--- START OF STORED RECORDS ---
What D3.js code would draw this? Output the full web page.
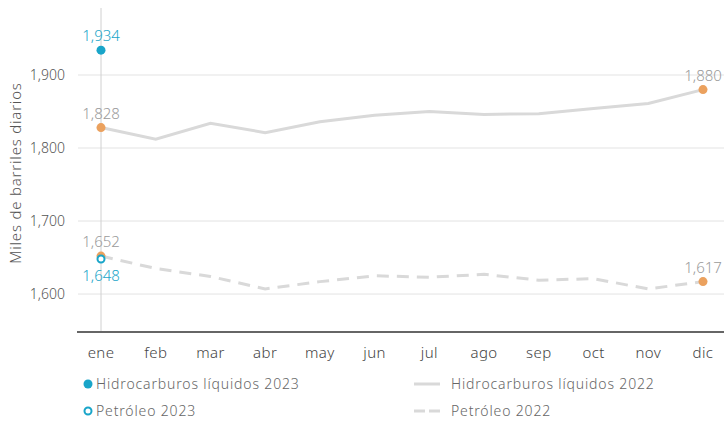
<!DOCTYPE html>
<html>
<head>
<meta charset="utf-8">
<script src="https://cdn.jsdelivr.net/npm/d3@7"></script>
<style>
  body { margin: 0; background: #fff; }
  svg text { font-family: "Noto Sans", "Open Sans", sans-serif; font-weight: 300; }
</style>
</head>
<body>
<svg id="chart" width="724" height="421"></svg>
<script>
const months = ["ene", "feb", "mar", "abr", "may", "jun", "jul", "ago", "sep", "oct", "nov", "dic"];
const hidro2022 = [1828, 1812, 1834, 1821, 1836, 1845, 1850, 1846, 1847, 1854, 1861, 1880];
const petro2022 = [1652, 1635, 1624, 1607, 1617, 1625, 1623, 1627, 1619, 1621, 1607, 1617];
const hidro2023 = [1934];
const petro2023 = [1648];
const yTicks = [1600, 1700, 1800, 1900];

const teal = "#19a5c9", orange = "#eba15e", lineGray = "#d9d9d9", labelGray = "#9a9a9a";

const svg = d3.select("#chart");

const x = d3.scalePoint().domain(months).range([101, 703]);
const y = d3.scaleLinear().domain([1548, 1900]).range([332, 75]);

// gridlines
svg.append("g")
  .selectAll("line")
  .data(yTicks)
  .join("line")
  .attr("x1", 78).attr("x2", 724)
  .attr("y1", d => y(d)).attr("y2", d => y(d))
  .attr("stroke", "#e3e3e3").attr("stroke-width", 1);

// y tick labels
svg.append("g")
  .selectAll("text")
  .data(yTicks)
  .join("text")
  .attr("x", 65).attr("y", d => y(d) + 5)
  .attr("text-anchor", "end")
  .attr("font-size", 14)
  .attr("fill", "#555")
  .text(d => d3.format(",")(d));

// y axis title
svg.append("text")
  .attr("transform", "translate(21,173) rotate(-90)")
  .attr("text-anchor", "middle")
  .attr("font-size", 15)
  .attr("letter-spacing", 0.8)
  .attr("fill", "#555")
  .text("Miles de barriles diarios");

// crosshair on ene
svg.append("line")
  .attr("x1", x("ene")).attr("x2", x("ene"))
  .attr("y1", 8).attr("y2", 332)
  .attr("stroke", "#d0d0d0").attr("stroke-width", 1);

// 2022 lines
const line = d3.line()
  .x((d, i) => x(months[i]))
  .y(d => y(d))
  .curve(d3.curveLinear);

svg.append("path")
  .datum(hidro2022)
  .attr("d", line)
  .attr("fill", "none")
  .attr("stroke", lineGray)
  .attr("stroke-width", 3);

svg.append("path")
  .datum(petro2022)
  .attr("d", line)
  .attr("fill", "none")
  .attr("stroke", lineGray)
  .attr("stroke-width", 3)
  .attr("stroke-dasharray", "12,8");

// x baseline
svg.append("line")
  .attr("x1", 77).attr("x2", 724)
  .attr("y1", 332).attr("y2", 332)
  .attr("stroke", "#666").attr("stroke-width", 2);

// x tick labels
svg.append("g")
  .selectAll("text")
  .data(months)
  .join("text")
  .attr("x", d => x(d)).attr("y", 358)
  .attr("text-anchor", "middle")
  .attr("font-size", 15)
  .attr("letter-spacing", 0.4)
  .attr("fill", "#444")
  .text(d => d);

// endpoint markers of 2022 series
const ends = [
  { v: hidro2022[0], m: "ene" }, { v: hidro2022[11], m: "dic" },
  { v: petro2022[0], m: "ene" }, { v: petro2022[11], m: "dic" }
];
svg.append("g")
  .selectAll("circle")
  .data(ends)
  .join("circle")
  .attr("cx", d => x(d.m)).attr("cy", d => y(d.v))
  .attr("r", 4.5)
  .attr("fill", orange);

svg.append("g")
  .selectAll("text")
  .data(ends)
  .join("text")
  .attr("x", d => x(d.m)).attr("y", d => y(d.v) - 9)
  .attr("text-anchor", "middle")
  .attr("font-size", 15)
  .attr("fill", labelGray)
  .text(d => d3.format(",")(d.v));

// 2023 points
svg.append("circle")
  .attr("cx", x("ene")).attr("cy", y(hidro2023[0]))
  .attr("r", 4.5)
  .attr("fill", teal);
svg.append("text")
  .attr("x", x("ene")).attr("y", y(hidro2023[0]) - 9)
  .attr("text-anchor", "middle")
  .attr("font-size", 15)
  .attr("fill", teal)
  .text(d3.format(",")(hidro2023[0]));

svg.append("circle")
  .attr("cx", x("ene")).attr("cy", y(petro2023[0]))
  .attr("r", 3.5)
  .attr("fill", "#fff")
  .attr("stroke", teal)
  .attr("stroke-width", 2);
svg.append("text")
  .attr("x", x("ene")).attr("y", y(petro2023[0]) + 22)
  .attr("text-anchor", "middle")
  .attr("font-size", 15)
  .attr("fill", teal)
  .text(d3.format(",")(petro2023[0]));

// legend
const legend = svg.append("g").attr("font-size", 14).attr("letter-spacing", 0.85);
legend.append("circle").attr("cx", 88).attr("cy", 384).attr("r", 4.5).attr("fill", teal);
legend.append("text").attr("x", 96).attr("y", 389).attr("fill", "#666").text("Hidrocarburos líquidos 2023");
legend.append("circle").attr("cx", 88).attr("cy", 411).attr("r", 3.5)
  .attr("fill", "#fff").attr("stroke", teal).attr("stroke-width", 2);
legend.append("text").attr("x", 96).attr("y", 416).attr("fill", "#666").text("Petróleo 2023");

legend.append("line").attr("x1", 414).attr("x2", 440).attr("y1", 384).attr("y2", 384)
  .attr("stroke", lineGray).attr("stroke-width", 3);
legend.append("text").attr("x", 451).attr("y", 389).attr("fill", "#666").text("Hidrocarburos líquidos 2022");
legend.append("line").attr("x1", 414).attr("x2", 440).attr("y1", 411).attr("y2", 411)
  .attr("stroke", lineGray).attr("stroke-width", 3).attr("stroke-dasharray", "11,4");
legend.append("text").attr("x", 451).attr("y", 416).attr("fill", "#666").text("Petróleo 2022");
</script>
</body>
</html>
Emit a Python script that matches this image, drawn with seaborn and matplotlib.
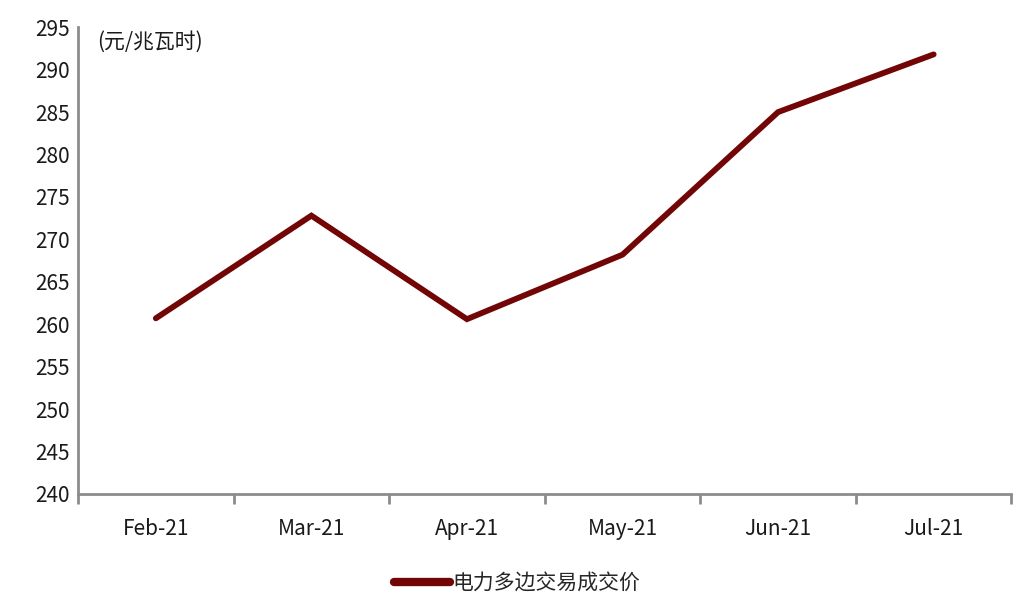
import matplotlib
matplotlib.use("Agg")
import matplotlib.pyplot as plt
import seaborn as sns
import pandas as pd
import numpy as np

months = ["Feb-21", "Mar-21", "Apr-21", "May-21", "Jun-21", "Jul-21"]
price = [260.7, 272.8, 260.6, 268.2, 285.0, 291.8]
series_name = "电力多边交易成交价"
unit_label = "(元/兆瓦时)"

sns.set_theme(style="white")
plt.rcParams['font.family'] = ['Noto Sans CJK SC', 'DejaVu Sans']

df = pd.DataFrame({"month": months, "price": price, "series": series_name})

fig = plt.figure(figsize=(10.28, 6.05), dpi=100)
ax = fig.add_axes([0.0759, 0.1835, 0.908, 0.7715])

sns.lineplot(data=df, x="month", y="price", hue="series", palette=["#720606"],
             linewidth=4.2, ax=ax, sort=False)
for ln in ax.lines:
    ln.set_solid_capstyle("round")
    ln.set_solid_joinstyle("miter")

ax.set_xlim(-0.5, len(months) - 0.5)
ax.set_ylim(240, 295)
ax.set_yticks(np.arange(240, 296, 5))
ax.set_xlabel("")
ax.set_ylabel("")

for s in ["top", "right"]:
    ax.spines[s].set_visible(False)
for s in ["left", "bottom"]:
    ax.spines[s].set_color("#8c8c8c")
    ax.spines[s].set_linewidth(2)

ax.tick_params(axis="y", which="both", length=0, labelsize=15, colors="#1a1a1a", pad=6)
ax.tick_params(axis="x", which="major", length=0, labelsize=15, colors="#1a1a1a", pad=17)
ax.set_xticks(np.arange(-0.5, len(months), 1), minor=True)
ax.tick_params(axis="x", which="minor", bottom=True, length=7, width=2,
               color="#8c8c8c", direction="out")

ax.text(0.02, 0.992, unit_label, transform=ax.transAxes, fontsize=15,
        color="#1a1a1a", va="top", ha="left")

leg = ax.legend(loc="upper center", bbox_to_anchor=(0.47, -0.127), frameon=False,
                fontsize=15, handlelength=2.7, handletextpad=0.1)
for h in leg.get_lines():
    h.set_linewidth(6)

fig.savefig("out.png", dpi=100)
--- END OF STORED RECORDS ---
WHAT THE TASK REQUIRES: Using the data above, which lines fall from the one with "Emit a Python" through the one with "ax.spines[s].set_linewidth(2)"? Repeat them exactly, ends included, minus any pictures.

EXPECTED ANSWER:
Emit a Python script that matches this image, drawn with seaborn and matplotlib.
import matplotlib
matplotlib.use("Agg")
import matplotlib.pyplot as plt
import seaborn as sns
import pandas as pd
import numpy as np

months = ["Feb-21", "Mar-21", "Apr-21", "May-21", "Jun-21", "Jul-21"]
price = [260.7, 272.8, 260.6, 268.2, 285.0, 291.8]
series_name = "电力多边交易成交价"
unit_label = "(元/兆瓦时)"

sns.set_theme(style="white")
plt.rcParams['font.family'] = ['Noto Sans CJK SC', 'DejaVu Sans']

df = pd.DataFrame({"month": months, "price": price, "series": series_name})

fig = plt.figure(figsize=(10.28, 6.05), dpi=100)
ax = fig.add_axes([0.0759, 0.1835, 0.908, 0.7715])

sns.lineplot(data=df, x="month", y="price", hue="series", palette=["#720606"],
             linewidth=4.2, ax=ax, sort=False)
for ln in ax.lines:
    ln.set_solid_capstyle("round")
    ln.set_solid_joinstyle("miter")

ax.set_xlim(-0.5, len(months) - 0.5)
ax.set_ylim(240, 295)
ax.set_yticks(np.arange(240, 296, 5))
ax.set_xlabel("")
ax.set_ylabel("")

for s in ["top", "right"]:
    ax.spines[s].set_visible(False)
for s in ["left", "bottom"]:
    ax.spines[s].set_color("#8c8c8c")
    ax.spines[s].set_linewidth(2)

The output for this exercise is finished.